As with every post, I have had recent experiences with the topic at hand. Thankfully it has all been theoretical discussion rather than actual firsthand experience. I doubt a blog that gets fewer hits than a no-armed cricketer would be the best place to announce it in all honesty.  No, instead my curiosity was piqued by the often odd reactions I would have upon venturing a discourse with another concerning the subject. The reactions have ranged from people quickly changing the subject, to point-blank refusal to continue the discussion, all the way to a very interesting American stranger who discussed it with me in length into the early hours of the morn. It seems that the reactions are polarised to a great degree depending on the person in question, however there is one common theme that can be seen; they all seem to fear it, as some form of imminent spectre.

The great distinction between us and the animal kingdom is that we are afforded the knowledge of our own mortality; no other creature is blessed, or cursed depending on your view, with this time limit.
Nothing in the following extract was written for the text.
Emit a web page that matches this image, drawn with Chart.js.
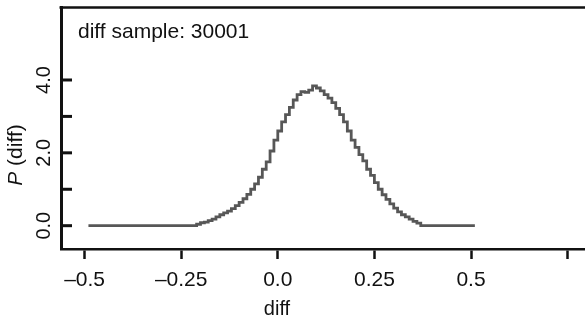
<!DOCTYPE html>
<html>
<head>
<meta charset="utf-8">
<script src="https://cdn.jsdelivr.net/npm/chart.js@4.4.0/dist/chart.umd.min.js"></script>
<style>
  html, body { margin: 0; padding: 0; background: #fff; }
  #wrap { width: 585px; height: 321px; }
</style>
</head>
<body>
<div id="wrap"><canvas id="diffChart" width="585" height="321"></canvas></div>
<script>
// bin left edges (diff) and estimated density P(diff)
var diffX = [-0.49,
  -0.22, -0.21, -0.20, -0.19, -0.18, -0.17, -0.16, -0.15, -0.14, -0.13,
  -0.12, -0.11, -0.10, -0.09, -0.08, -0.07, -0.06, -0.05, -0.04, -0.03,
  -0.02, -0.01, 0.00, 0.01, 0.02, 0.03, 0.04, 0.05, 0.06, 0.07,
  0.08, 0.09, 0.10, 0.11, 0.12, 0.13, 0.14, 0.15, 0.16, 0.17,
  0.18, 0.19, 0.20, 0.21, 0.22, 0.23, 0.24, 0.25, 0.26, 0.27,
  0.28, 0.29, 0.30, 0.31, 0.32, 0.33, 0.34, 0.35, 0.36, 0.37,
  0.51];
var density = [0,
  0, 0.04, 0.08, 0.10, 0.14, 0.18, 0.24, 0.30, 0.35, 0.40,
  0.47, 0.55, 0.64, 0.74, 0.86, 1.00, 1.15, 1.33, 1.55, 1.75,
  2.05, 2.35, 2.60, 2.85, 3.05, 3.25, 3.45, 3.60, 3.68, 3.66,
  3.72, 3.84, 3.78, 3.70, 3.60, 3.50, 3.38, 3.22, 3.05, 2.85,
  2.60, 2.35, 2.15, 1.95, 1.78, 1.55, 1.38, 1.18, 1.00, 0.85,
  0.72, 0.60, 0.48, 0.38, 0.30, 0.24, 0.18, 0.12, 0.07, 0,
  0];

var xTicks = [-0.5, -0.25, 0, 0.25, 0.5, 0.75];
var xTickLabels = ['\u20130.5', '\u20130.25', '0.0', '0.25', '0.5', ''];
var yTicks = [0, 1, 2, 3, 4];
var yTickLabels = ['0.0', '', '2.0', '', '4.0'];
var sampleText = 'diff sample: 30001';
var xTitle = 'diff';

var FONT = '"Liberation Sans", Arial, sans-serif';
var INK = '#111';

var axisDecor = {
  id: 'axisDecor',
  afterDraw: function(chart) {
    var ctx = chart.ctx, a = chart.chartArea;
    var ys = chart.scales.y;
    ctx.save();
    ctx.strokeStyle = INK;
    ctx.fillStyle = INK;
    // top frame line (right side is cut off in the original)
    ctx.lineWidth = 2.5;
    ctx.beginPath();
    ctx.moveTo(a.left - 1.5, a.top);
    ctx.lineTo(a.right, a.top);
    ctx.stroke();
    // y ticks point inward
    ctx.lineWidth = 3;
    yTicks.forEach(function(v) {
      var py = ys.getPixelForValue(v);
      ctx.beginPath();
      ctx.moveTo(a.left, py);
      ctx.lineTo(a.left + 11, py);
      ctx.stroke();
    });
    // rotated y labels
    ctx.font = '20px ' + FONT;
    ctx.textAlign = 'center';
    ctx.textBaseline = 'middle';
    yTicks.forEach(function(v, i) {
      if (!yTickLabels[i]) return;
      var py = ys.getPixelForValue(v);
      ctx.save();
      ctx.translate(44, py);
      ctx.rotate(-Math.PI / 2);
      ctx.fillText(yTickLabels[i], 0, 0);
      ctx.restore();
    });
    // y title: italic P + (diff)
    ctx.save();
    ctx.translate(16, 155);
    ctx.rotate(-Math.PI / 2);
    ctx.textAlign = 'left';
    ctx.font = 'italic 21px ' + FONT;
    var wP = ctx.measureText('P').width;
    ctx.font = '21px ' + FONT;
    var rest = ' (diff)';
    var wR = ctx.measureText(rest).width;
    var x0 = -(wP + wR) / 2;
    ctx.font = 'italic 21px ' + FONT;
    ctx.fillText('P', x0, 0);
    ctx.font = '21px ' + FONT;
    ctx.fillText(rest, x0 + wP, 0);
    ctx.restore();
    // annotation
    ctx.textAlign = 'left';
    ctx.textBaseline = 'alphabetic';
    ctx.font = '21px ' + FONT;
    ctx.fillText(sampleText, 78, 38);
    // x title
    ctx.textAlign = 'center';
    ctx.font = '20px ' + FONT;
    ctx.fillText(xTitle, 277, 315);
    ctx.restore();
  }
};

var ctx = document.getElementById('diffChart');
var theChart = new Chart(ctx, {
  type: 'line',
  data: {
    datasets: [{
      data: diffX.map(function(x, i) { return { x: x, y: density[i] }; }),
      borderColor: '#575757',
      borderWidth: 2.8,
      pointRadius: 0,
      fill: false,
      stepped: true,
      tension: 0
    }]
  },
  options: {
    responsive: false,
    animation: false,
    layout: { padding: { top: 7.5, right: 0, left: 0, bottom: 0 } },
    plugins: { legend: { display: false }, tooltip: { enabled: false } },
    scales: {
      x: {
        type: 'linear',
        min: -0.561,
        max: 0.795,
        afterBuildTicks: function(s) { s.ticks = xTicks.map(function(v) { return { value: v }; }); },
        afterFit: function(s) { s.height = 72; },
        grid: { display: true, drawOnChartArea: false, drawTicks: true, tickLength: 10, tickWidth: 2.5, tickColor: INK },
        border: { display: true, color: INK, width: 2.5 },
        ticks: {
          color: INK,
          font: { family: FONT, size: 21 },
          padding: 9,
          maxRotation: 0,
          minRotation: 0,
          autoSkip: false,
          callback: function(v, i) { return xTickLabels[i]; }
        }
      },
      y: {
        min: -0.64,
        max: 5.99,
        afterBuildTicks: function(s) { s.ticks = yTicks.map(function(v) { return { value: v }; }); },
        afterFit: function(s) { s.width = 61; },
        grid: { display: false },
        border: { display: true, color: INK, width: 3 },
        ticks: { display: false }
      }
    }
  },
  plugins: [axisDecor]
});
</script>
</body>
</html>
All others are allowed to continue in a state of blissful ignorance, whereas we are forced to come to terms with our inevitable failure at the great game of life. Yet, unlike what many would have you believe, we aren’t more capable than a beaver or a whale at dealing with said information; it terrifies us. Therefore great deals of us are prone to wild theories, in the form of religions and life philosophies, which are supposed to help us cope. It is quite amazing just how imaginative the average shmoe can be in their attempts to rationalise such an immense concept.

I won’t sit here and claim to know what happens after death, I am not as simple minded as to try and baby you in a similar way to a religious leader. Instead I shall tell you my own personal view on the matter, one that is undoubtedly shared by a vast many of others; this is all there is, nothing more. The idea of ceasing to exist may scare some but it doesn’t fear me in the slightest. Why? You ask, it’s simple; even if there is an afterlife, by the time I reach death, I will either have bigger problems to deal with in said afterlife or I will no longer have the capacity to be fearful as I will cease to be. It’s as simple as that.

Without the ever presence of death, you could not contrast the life and beauty of the world around you, therefore it should be embraced. Be thankful that you and your loved ones will someday leave this godforsaken rock in search of pastures new or at the very least, they will be blissfully non-existent.

Death joke because nothing says funny like the death sentence

A murderer, sitting in the electric chair, was about to be executed.
"Have you any last requests? asked the chaplain.
"Yes," replied the murderer. "Will you hold my hand?"